Mel Gibson è un attore di successo, regista e sceneggiatore di pellicole coraggiose come "Apocalypto" e "La passione di Cristo" che certo non sono passate inosservate a pubblico e critica, e vincitore di due Premi oscar per "Braveheart". Per la prima volta si cimenta anche nel ruolo di produttore con "Viaggio in paradiso", nel quale lui stesso interpreta il protagonista Driver, uno scaltro truffatore che viene arrestato in Messico dopo un furto di milioni di dollari.

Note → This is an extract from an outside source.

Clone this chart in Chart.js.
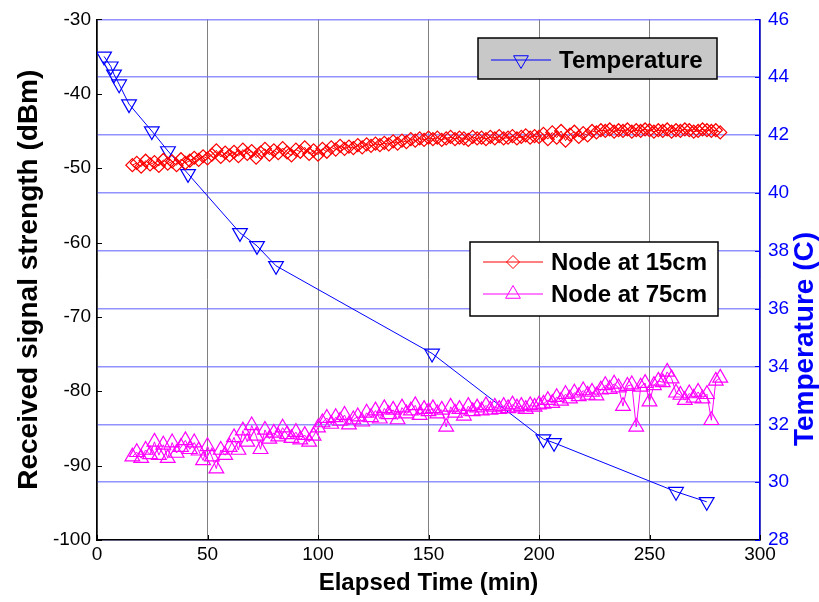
<!DOCTYPE html>
<html>
<head>
<meta charset="utf-8">
<script src="https://cdn.jsdelivr.net/npm/chart.js@4.4.1/dist/chart.umd.min.js"></script>
<style>
  html, body { margin: 0; padding: 0; background: #ffffff; }
  #wrap { width: 819px; height: 602px; }
</style>
</head>
<body>
<div id="wrap"><canvas id="c" width="819" height="602"></canvas></div>
<script>
// Elapsed time of each RSSI sample (min)
const nodeTimes = [
  16, 18, 20, 22, 24, 26, 28, 30, 32, 34, 36, 38, 40, 42, 44, 46, 48, 50, 52, 54,
  56, 58, 60, 62, 64, 66, 68, 70, 72, 74, 76, 78, 80, 82, 84, 86, 88, 90, 92, 94,
  96, 98, 100, 102, 104, 106, 108, 110, 112, 114, 116, 118, 120, 122, 124, 126, 128, 130, 132, 134,
  136, 138, 140, 142, 144, 146, 148, 150, 152, 154, 156, 158, 160, 162, 164, 166, 168, 170, 172, 174,
  176, 178, 180, 182, 184, 186, 188, 190, 192, 194, 196, 198, 200, 202, 204, 206, 208, 210, 212, 214,
  216, 218, 220, 222, 224, 226, 228, 230, 232, 234, 236, 238, 240, 242, 244, 246, 248, 250, 252, 254,
  256, 258, 260, 262, 264, 266, 268, 270, 272, 274, 276, 278, 280, 282
];

// Received signal strength (dBm), node at 15 cm
const node15cm = [
  -49.6, -49.3, -49.8, -49.0, -49.5, -49.2, -49.7, -48.9, -49.4, -49.1, -49.6, -48.8, -49.3, -49.0, -48.6,
  -48.9, -48.4, -48.7, -48.2, -47.6, -48.5, -47.9, -48.3,
  -47.8, -48.4, -47.5, -48.1, -47.7, -48.6, -47.9, -47.4, -48.2, -47.6, -48.0, -47.3, -47.9, -48.3, -47.5, -47.8, -47.2, -48.1, -47.6, -48.2,
  -47.4, -47.8, -47.2, -47.5, -47.0, -47.4, -47.1, -47.3, -46.9, -47.2, -46.8, -47.0, -46.7, -46.9, -46.6, -46.8, -46.4, -46.7, -46.3, -46.5, -46.1, -46.3, -46.0, -46.2, -45.9,
  -46.1, -45.9, -46.2, -46.0, -45.8, -46.1, -45.9, -46.0, -46.2, -45.8, -46.0, -45.9, -46.1, -45.8, -46.0, -45.7, -46.0, -45.9, -45.7, -46.0, -45.8, -45.6, -45.9, -45.7, -45.8,
  -45.4, -46.1, -45.2, -45.9, -45.0, -46.3, -45.5, -45.1, -45.8, -45.3, -45.6, -45.0, -45.2,
  -44.9, -45.0, -44.8, -45.1, -44.9, -45.0, -44.8, -45.1, -44.9, -45.0, -44.8, -44.9, -45.1, -44.9, -45.0, -44.8, -45.1, -44.9, -45.0, -44.8, -44.9, -45.1, -45.0, -44.8, -44.9, -45.0, -44.9, -45.2
];

// Received signal strength (dBm), node at 75 cm
const node75cm = [
  -88.8, -88.2, -89.0, -87.9, -88.5, -86.8, -88.6,
  -87.2, -89.0, -86.9, -88.3, -87.5, -86.6, -87.8, -86.9,
  -88.0, -89.3, -87.4, -88.8, -90.4, -87.9, -88.6,
  -87.5, -86.2, -87.9, -85.3, -86.8, -84.6, -86.0, -87.8,
  -85.2, -86.4, -85.6, -86.1, -84.9, -85.8, -86.3, -85.5,
  -86.5, -85.9, -86.8, -86.0, -84.9,
  -84.2, -83.6, -84.4, -83.5, -84.0, -83.2, -84.5, -83.8, -83.4, -84.1,
  -82.9, -83.5, -82.6, -83.7, -82.3, -83.1, -82.5, -83.8, -82.2, -83.0, -82.6, -81.9, -83.2, -82.4, -82.7,
  -82.3, -83.0, -82.5, -84.8, -82.1, -82.9, -82.4, -83.3, -82.0, -82.7, -82.2, -82.6, -81.9, -82.5, -82.1, -82.4, -82.0, -82.3, -81.8, -82.2, -82.0, -82.4, -81.9, -82.1, -81.8,
  -81.7, -81.2, -81.6, -80.8, -81.3, -80.4, -81.0, -80.2, -80.7, -79.9, -80.5, -80.1, -80.6, -79.8,
  -79.2, -79.7, -79.0, -79.5, -82.0, -79.3, -79.1, -84.8, -79.4, -78.9, -81.4, -79.2, -78.6,
  -78.8, -77.4, -78.3, -80.2,
  -80.5, -81.2, -80.3, -80.9, -80.1, -81.0, -80.4, -83.9, -78.6, -78.2
];

// Temperature log (min, °C)
const temperatureTimes = [3.2, 6.2, 7.7, 10, 14.5, 24.8, 32.1, 41.2, 64.7, 72.4, 81, 151.6, 202, 206.8, 262, 275.9];
const temperatureValues = [44.72, 44.38, 44.10, 43.76, 43.07, 42.14, 41.45, 40.66, 38.62, 38.17, 37.48, 34.45, 31.49, 31.36, 29.67, 29.32];

// Axis ticks
const timeTicks = [0, 50, 100, 150, 200, 250, 300];
const rssiTicks = [-100, -90, -80, -70, -60, -50, -40, -30];
const tempTicks = [28, 30, 32, 34, 36, 38, 40, 42, 44, 46];

const RED = '#ff0000';
const MAGENTA = '#ff00ff';
const BLUE = '#0000ff';
const FONT = '"Liberation Sans", Arial, Helvetica, sans-serif';

const toPoints = (xs, ys) => xs.map((x, i) => ({ x: x, y: ys[i] }));

const datasets = [
  {
    label: 'Node at 15cm',
    data: toPoints(nodeTimes, node15cm),
    yAxisID: 'y',
    borderColor: RED,
    borderWidth: 1,
    pointStyle: 'rectRot',
    pointRadius: 6.5,
    pointBorderWidth: 1.2,
    pointBorderColor: RED,
    pointBackgroundColor: 'rgba(0,0,0,0)',
    tension: 0
  },
  {
    label: 'Node at 75cm',
    data: toPoints(nodeTimes, node75cm),
    yAxisID: 'y',
    borderColor: MAGENTA,
    borderWidth: 1,
    pointStyle: 'triangle',
    pointRadius: 8.5,
    pointBorderWidth: 1.2,
    pointBorderColor: MAGENTA,
    pointBackgroundColor: 'rgba(0,0,0,0)',
    tension: 0
  },
  {
    label: 'Temperature',
    data: toPoints(temperatureTimes, temperatureValues),
    yAxisID: 'y2',
    borderColor: BLUE,
    borderWidth: 1,
    pointStyle: 'triangle',
    pointRotation: 180,
    pointRadius: 8.5,
    pointBorderWidth: 1.2,
    pointBorderColor: BLUE,
    pointBackgroundColor: 'rgba(0,0,0,0)',
    tension: 0
  }
];

// Inward tick marks on the box edges
const boxTicks = {
  id: 'boxTicks',
  afterDatasetsDraw(chart) {
    const { ctx, chartArea: a, scales } = chart;
    ctx.save();
    ctx.lineWidth = 1;
    ctx.strokeStyle = '#000000';
    ctx.beginPath();
    rssiTicks.forEach(v => {
      const y = Math.round(scales.y.getPixelForValue(v)) + 0.5;
      ctx.moveTo(a.left, y); ctx.lineTo(a.left + 5, y);
    });
    timeTicks.forEach(v => {
      const x = Math.round(scales.x.getPixelForValue(v)) + 0.5;
      ctx.moveTo(x, a.bottom); ctx.lineTo(x, a.bottom - 5);
    });
    ctx.stroke();
    ctx.strokeStyle = BLUE;
    ctx.beginPath();
    tempTicks.forEach(v => {
      const y = Math.round(scales.y2.getPixelForValue(v)) + 0.5;
      ctx.moveTo(a.right, y); ctx.lineTo(a.right - 5, y);
    });
    ctx.stroke();
    ctx.restore();
  }
};

// Right axis title, read bottom-to-top like the left one
const rightTitle = {
  id: 'rightTitle',
  afterDraw(chart, args, opts) {
    const { ctx } = chart;
    ctx.save();
    ctx.translate(opts.x, opts.y);
    ctx.rotate(-Math.PI / 2);
    ctx.fillStyle = BLUE;
    ctx.font = 'bold 28px ' + FONT;
    ctx.textAlign = 'center';
    ctx.textBaseline = 'middle';
    ctx.fillText(opts.text, 0, 0);
    ctx.restore();
  }
};

// Two boxed legends drawn inside the plot area
const boxedLegends = {
  id: 'boxedLegends',
  afterDraw(chart, args, opts) {
    const { ctx } = chart;
    const ds = chart.data.datasets;
    const drawEntry = (d, x0, x1, y, tx) => {
      ctx.strokeStyle = d.borderColor;
      ctx.lineWidth = 1;
      ctx.beginPath();
      ctx.moveTo(x0, y); ctx.lineTo(x1, y);
      ctx.stroke();
      ctx.fillStyle = 'rgba(0,0,0,0)';
      Chart.helpers.drawPoint(ctx, {
        pointStyle: d.pointStyle,
        rotation: d.pointRotation || 0,
        radius: d.pointRadius,
        borderWidth: 1
      }, (x0 + x1) / 2, y);
      ctx.fillStyle = '#000000';
      ctx.font = 'bold 24px ' + FONT;
      ctx.textAlign = 'left';
      ctx.textBaseline = 'middle';
      ctx.fillText(d.label, tx, y + 1);
    };
    ctx.save();
    opts.boxes.forEach(b => {
      ctx.fillStyle = b.fill;
      ctx.fillRect(b.x, b.y, b.w, b.h);
      ctx.strokeStyle = '#000000';
      ctx.lineWidth = 1.5;
      ctx.strokeRect(b.x, b.y, b.w, b.h);
      b.items.forEach((idx, i) => {
        drawEntry(ds[idx], b.x + 13, b.x + 73, b.y + b.first + i * b.step, b.x + 81);
      });
    });
    ctx.restore();
  }
};

new Chart(document.getElementById('c'), {
  type: 'line',
  data: { datasets: datasets },
  plugins: [boxTicks, boxedLegends, rightTitle],
  options: {
    responsive: false,
    animation: false,
    events: [],
    layout: { padding: { top: 18, left: 0, right: 0, bottom: 0 } },
    plugins: {
      legend: { display: false },
      tooltip: { enabled: false },
      rightTitle: { text: 'Temperature (C)', x: 805, y: 339 },
      boxedLegends: {
        boxes: [
          { x: 478, y: 38, w: 239, h: 41, fill: '#c8c8c8', items: [2], first: 22, step: 0 },
          { x: 470, y: 242, w: 248, h: 74, fill: '#ffffff', items: [0, 1], first: 20, step: 32 }
        ]
      }
    },
    scales: {
      x: {
        type: 'linear',
        min: 0, max: 300,
        afterFit: s => { s.height = 62; },
        afterBuildTicks: s => { s.ticks = timeTicks.map(v => ({ value: v })); },
        ticks: { color: '#000000', font: { family: FONT, size: 19 }, padding: 3, maxRotation: 0 },
        grid: { color: '#808080', lineWidth: 1, drawTicks: false },
        border: { color: '#000000', width: 1.5 },
        title: { display: true, text: 'Elapsed Time (min)', color: '#000000',
                 font: { family: FONT, size: 24, weight: 'bold', lineHeight: 1 },
                 padding: { top: 0, bottom: 7 } }
      },
      y: {
        type: 'linear',
        position: 'left',
        min: -100, max: -30,
        afterFit: s => { s.width = 97; },
        afterBuildTicks: s => { s.ticks = rssiTicks.map(v => ({ value: v })); },
        ticks: { color: '#000000', font: { family: FONT, size: 19 }, padding: 6 },
        grid: { drawOnChartArea: false, drawTicks: false },
        border: { color: '#000000', width: 1.5 },
        title: { display: true, text: 'Received signal strength (dBm)', color: '#000000',
                 font: { family: FONT, size: 28, weight: 'bold', lineHeight: 1 },
                 padding: { top: 15, bottom: 0 } }
      },
      y2: {
        type: 'linear',
        position: 'right',
        min: 28, max: 46,
        afterFit: s => { s.width = 59; },
        afterBuildTicks: s => { s.ticks = tempTicks.map(v => ({ value: v })); },
        ticks: { color: BLUE, font: { family: FONT, size: 19 }, padding: 8 },
        grid: { color: 'rgba(110,110,255,0.75)', lineWidth: 1.5, drawTicks: false },
        border: { color: BLUE, width: 1.5 },
        title: { display: false }
      }
    }
  }
});
</script>
</body>
</html>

Viene rinchiuso nel particolarissimo carcere di El Pueblito all’interno del quale i detenuti vivono con le loro famiglie, "governati" dalla casata dello spietato criminale Javi.
Gli avvenimenti iniziali ci fanno pensare con sicurezza di stare assistendo ad un action movie ma ben presto subentrano nella trama una serie di contaminazioni di genere che rimescolano le carte in tavola e, però, distraggono non poco da quella che è la vicenda centrale. La sceneggiatura di Perskie Stacy e Adrian Grunberg (regista del film) non ha un impianto ben definito, guarda in più direzioni ma tutte troppo diverse tra loro: la linea comica ha un grande spazio all’interno della trama ma spesso si perde e non funziona, di fatto non si ride mai. Insomma, una miscela di generi che non convivono bene e che anzi, si annullano a vicenda.

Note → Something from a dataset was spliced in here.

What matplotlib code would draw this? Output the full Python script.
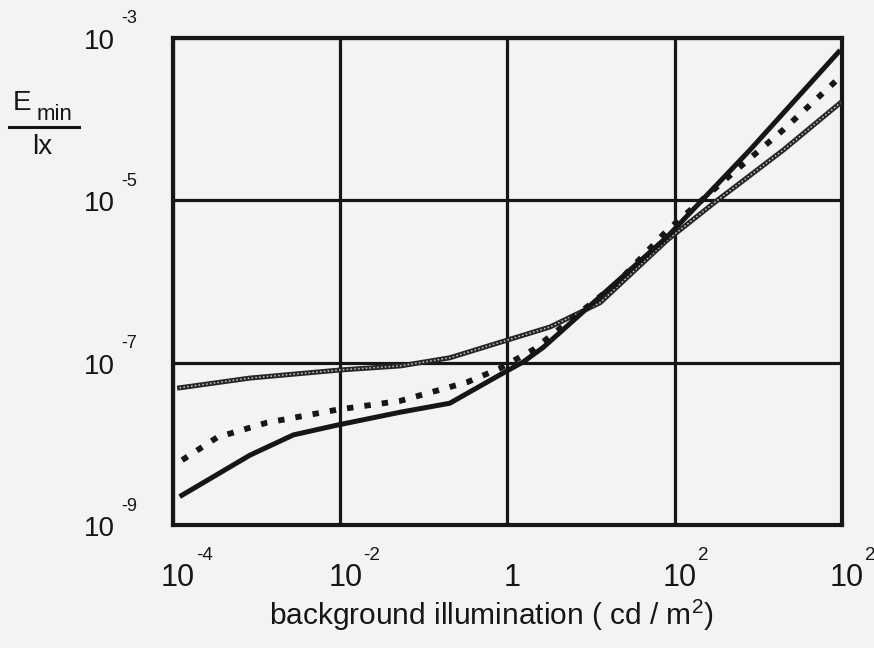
import numpy as np
import matplotlib.pyplot as plt
from matplotlib.transforms import offset_copy

plt.rcParams['font.family'] = ['Liberation Sans', 'DejaVu Sans']
plt.rcParams['mathtext.fontset'] = 'custom'
plt.rcParams['mathtext.rm'] = 'Liberation Sans'
plt.rcParams['mathtext.it'] = 'Liberation Sans'

# log10 of background luminance (cd/m2) and log10 of E_min (lx)
solid_x = [-3.92, -3.08, -2.56, -2.04, -1.28, -0.69, -0.09, 0.19, 0.43, 1.91, 2.90, 3.98]
solid_y = [-8.65, -8.14, -7.89, -7.77, -7.61, -7.50, -7.15, -6.99, -6.81, -5.45, -4.38, -3.15]

dotted_x = [-3.89, -3.47, -2.88, -2.04, -1.28, -0.48, -0.09, 0.31, 0.71, 1.31, 1.91, 2.70, 3.30, 3.98]
dotted_y = [-8.20, -7.92, -7.74, -7.58, -7.47, -7.24, -7.07, -6.84, -6.51, -6.02, -5.37, -4.66, -4.13, -3.48]

beaded_x = [-3.92, -3.08, -2.00, -1.28, -0.69, -0.09, 0.51, 1.11, 1.91, 2.51, 3.30, 3.98]
beaded_y = [-7.31, -7.19, -7.09, -7.04, -6.94, -6.75, -6.56, -6.26, -5.49, -5.00, -4.38, -3.80]

x_ticks = [1e-4, 1e-2, 1, 1e2, 1e4]
x_base = ['10', '10', '1', '10', '10']
x_exp = ['-4', '-2', '', '2', '2']
y_ticks = [1e-3, 1e-5, 1e-7, 1e-9]
y_exp = ['-3', '-5', '-7', '-9']

ink = '#161616'
paper = '#f3f3f1'

fig = plt.figure(figsize=(8.74, 6.48), dpi=100, facecolor=paper)
ax = fig.add_axes([0.1979, 0.1898, 0.7654, 0.7516], facecolor=paper)
ax.set_xscale('log')
ax.set_yscale('log')
ax.set_xlim(1e-4, 1e4)
ax.set_ylim(1e-9, 1e-3)

for t in x_ticks:
    ax.axvline(t, color=ink, lw=2.3, zorder=1)
for t in y_ticks:
    ax.axhline(t, color=ink, lw=2.3, zorder=1)
for s in ax.spines.values():
    s.set_linewidth(3)
    s.set_color(ink)

sx = 10 ** np.array(solid_x)
sy = 10 ** np.array(solid_y)
ax.plot(sx, sy, color=ink, lw=3.6, solid_capstyle='butt', solid_joinstyle='round', zorder=4)

dx = 10 ** np.array(dotted_x)
dy = 10 ** np.array(dotted_y)
ax.plot(dx, dy, color=ink, lw=4.2, linestyle=(0, (1.1, 1.9)),
        dash_capstyle='butt', zorder=5)

# chain of small rings: dark line with a light dotted core
bx = 10 ** np.array(beaded_x)
by = 10 ** np.array(beaded_y)
ax.plot(bx, by, color='#262626', lw=3.6, zorder=3)
ax.plot(bx, by, color='#c8c8c8', lw=1.1, linestyle=(0, (1.0, 1.5)), zorder=3)

ax.set_xticks([])
ax.set_yticks([])
ax.minorticks_off()

# tick labels drawn by hand: "10" plus a raised exponent
xtr = ax.get_xaxis_transform()
for t, b, e in zip(x_ticks, x_base, x_exp):
    ax.text(t, -0.074, b, transform=offset_copy(xtr, fig, x=5, y=-2, units='dots'),
            ha='center', va='top', fontsize=22, color=ink, clip_on=False)
    if e:
        ax.text(t, -0.043, e, transform=offset_copy(xtr, fig, x=23, y=-1, units='dots'),
                ha='left', va='top', fontsize=13.5, color=ink, clip_on=False)

ytr = ax.get_yaxis_transform()
for t, e in zip(y_ticks, y_exp):
    ax.text(-0.087, t, '10', transform=offset_copy(ytr, fig, x=0, y=-4, units='dots'),
            ha='right', va='center', fontsize=20, color=ink, clip_on=False)
    ax.text(-0.078, t, e, transform=offset_copy(ytr, fig, x=0, y=19, units='dots'),
            ha='left', va='center', fontsize=13, color=ink, clip_on=False)

# axis titles
fig.text(0.015, 0.83, 'E', fontsize=20, color=ink, ha='left', va='baseline')
fig.text(0.042, 0.815, 'min', fontsize=16, color=ink, ha='left', va='baseline')
fig.add_artist(plt.Line2D([0.01, 0.09], [0.804, 0.804], color=ink, lw=2.2))
fig.text(0.037, 0.762, 'lx', fontsize=20, color=ink, ha='left', va='baseline')

fig.text(0.562, 0.036, 'background illumination ( cd / m$^2$)', fontsize=21.5,
         color=ink, ha='center', va='baseline')

fig.savefig('out.png', dpi=100, facecolor=paper)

A dispetto del contenuto la cui struttura lascia un po’ a desiderare, la regia di Grunberg è sapiente e scorrevole (anche le scene di massa più complesse sono girate molto bene), la fotografia luminosa e dai colori tenui di Benoit Debie è piacevole da guardare; la colonna sonora composta da Antonio Pinto merita una menzione a parte: tipicamente messicana, da mariachi, anima le sequenze di "Viaggio in paradiso" con energia e stile.
Ad una realizzazione davvero interessante si contrappone l’interpretazione di Gibson che quasi delude; l’attore-autore porta sullo schermo un eroe decisamente stereotipato, tipico sniper spietato ma dolce e amorevole con donne e bambini. La relazione che stringe con gli altri due protagonisti del film (il piccolo truffatore e sua madre) è prevedibile dalle prime inquadrature del loro incontro. Per altro, il personaggio di Driver non è caratterizzato a fondo e il volto di Gibson è poco espressivo; anche la sua voce (soprattutto nei brani fuori campo) risulta impostata e poco naturale.
Estremamente interessante invece la location all’interno della quale si svolge praticamente tutto il film, ma anche qui c’è una riserva da esporre: buona l’idea ma mediocre la realizzazione; lo spazio di un carcere così pittoresco si scopre a poco a poco ma si percepisce la costante sensazione che non sia stato sfruttato al meglio.
In conclusione, è difficile dare un parere preciso sul conto di "Viaggio in paradiso", vista la sua continua offerta di spunti accattivanti cui però segue una repentina smentita, con conseguente delusione di chi guarda.

La frase:
"Se voglio sopravvivere qui dentro, devo fare quello in cui sono bravo".